Cusp areas of Farey manifolds and applications to knot theory

TL;DR

This paper provides explicit bounds on cusp areas of certain hyperbolic 3-manifolds using Farey tessellation data, leading to new volume estimates and insights into knot invariants like the Jones polynomial.

Contribution

It introduces the first explicit estimates on cusp areas of specific hyperbolic manifolds based on combinatorial Farey data, with applications to volume bounds and knot theory.

Findings

Explicit cusp area bounds for specific manifolds

Sharp volume bounds for Dehn fillings

Counterexamples to a conjecture relating Jones polynomial and volume

Abstract

This paper gives the first explicit, two-sided estimates on the cusp area of once-punctured torus bundles, 4-punctured sphere bundles, and 2-bridge link complements.
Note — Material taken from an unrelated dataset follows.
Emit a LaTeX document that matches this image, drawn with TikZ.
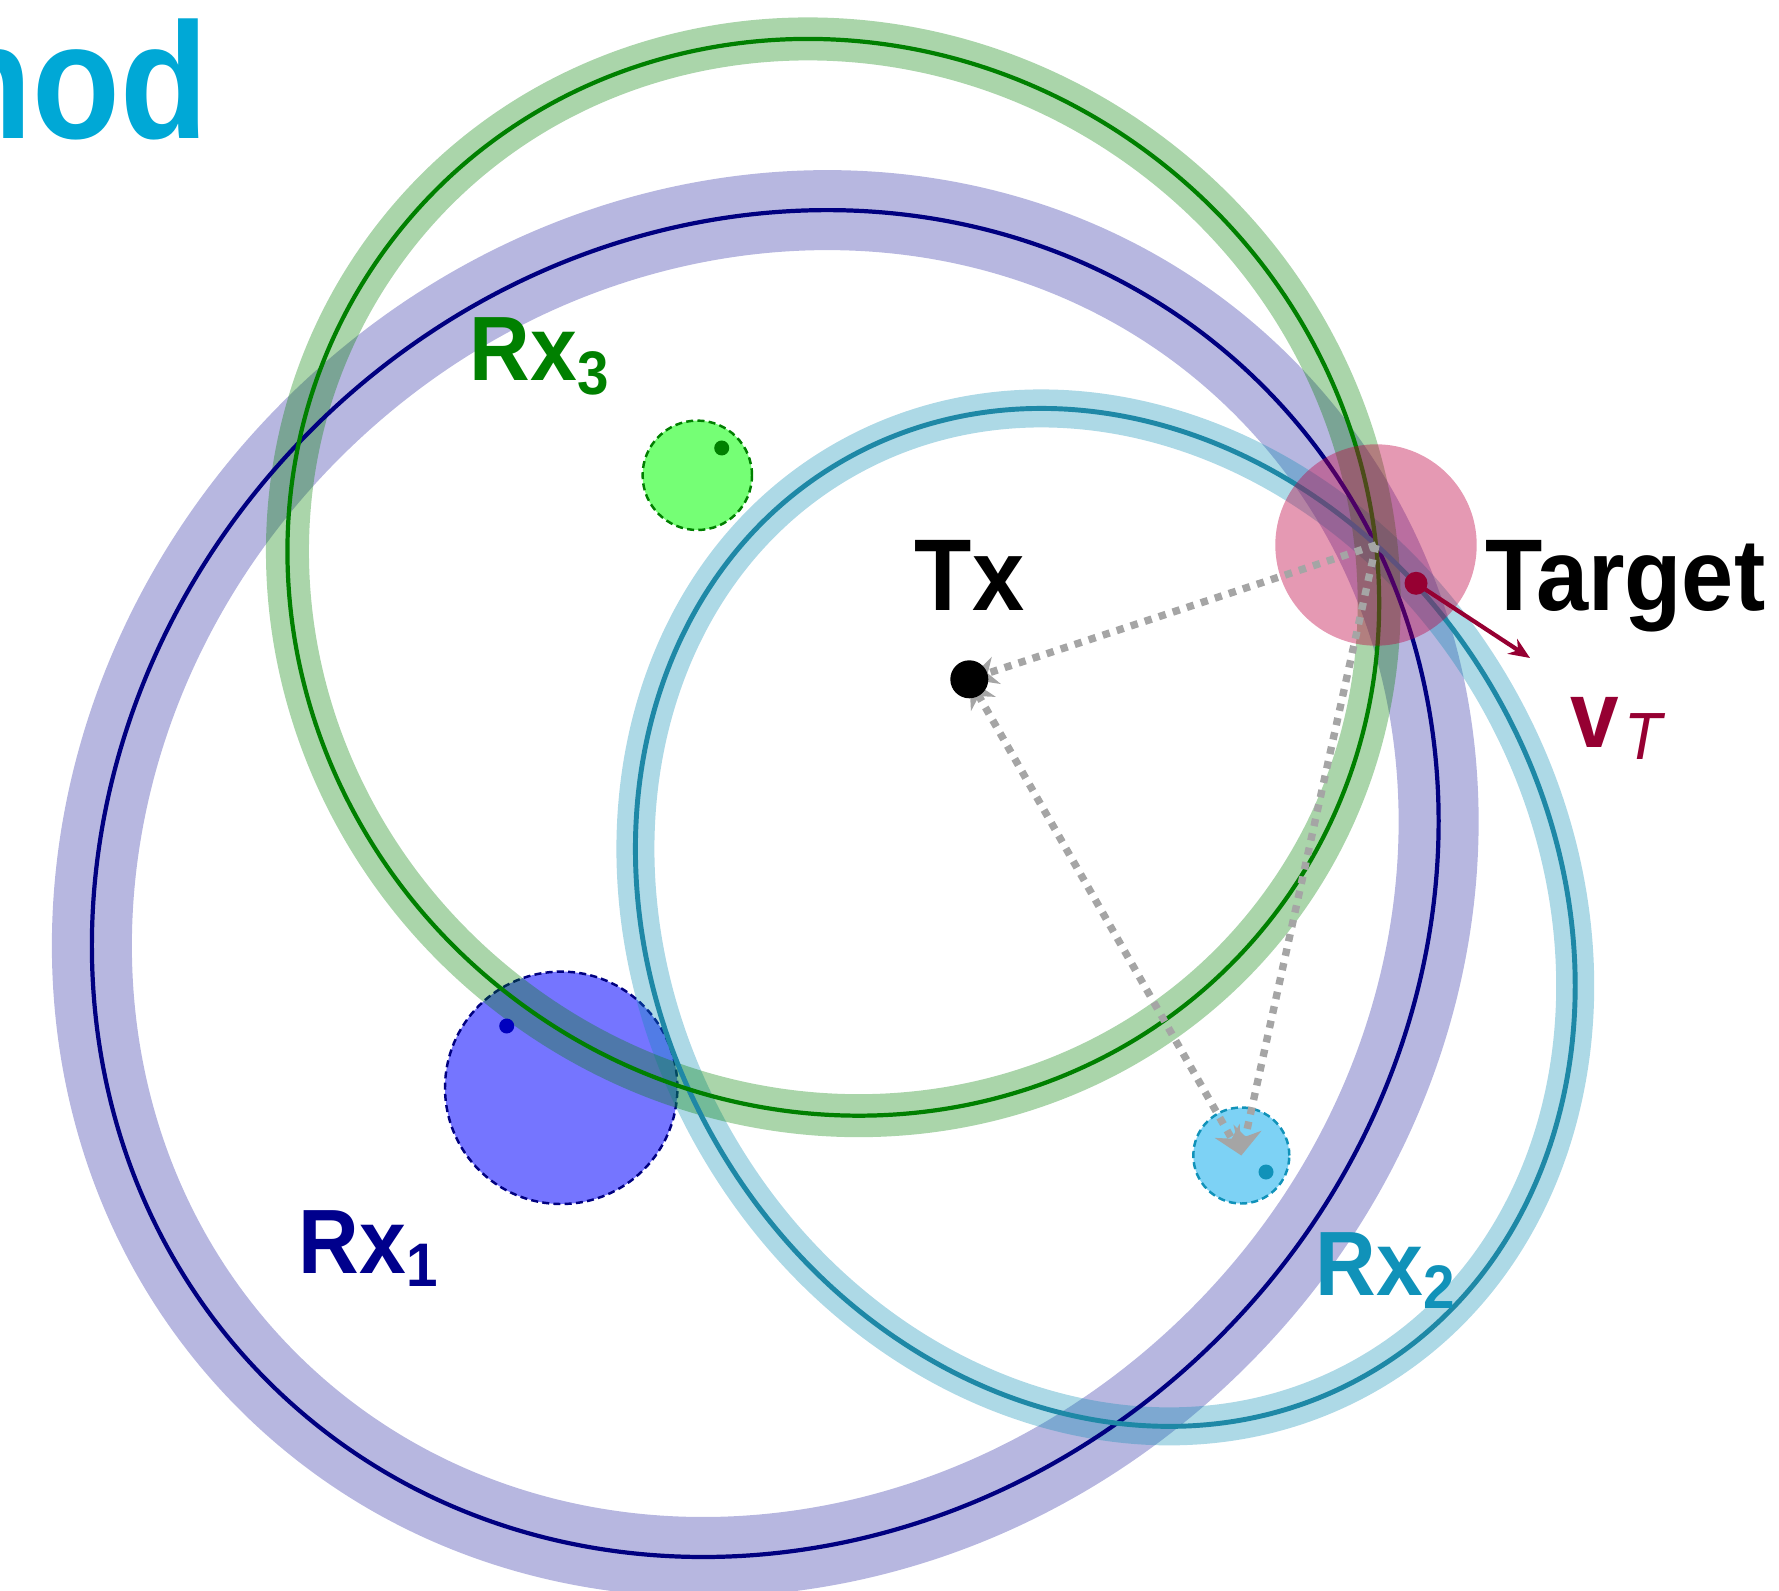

The input for these estimates is purely combinatorial data coming from the Farey tesselation of the hyperbolic plane. The bounds on cusp area lead to explicit bounds on the volume of Dehn fillings of these manifolds, for example sharp bounds on volumes of hyperbolic closed 3-braids in terms of the Schreier normal form of the associated braid word. Finally, these results are applied to derive relations between the Jones polynomial and the volume of hyperbolic knots, and to disprove a related conjecture.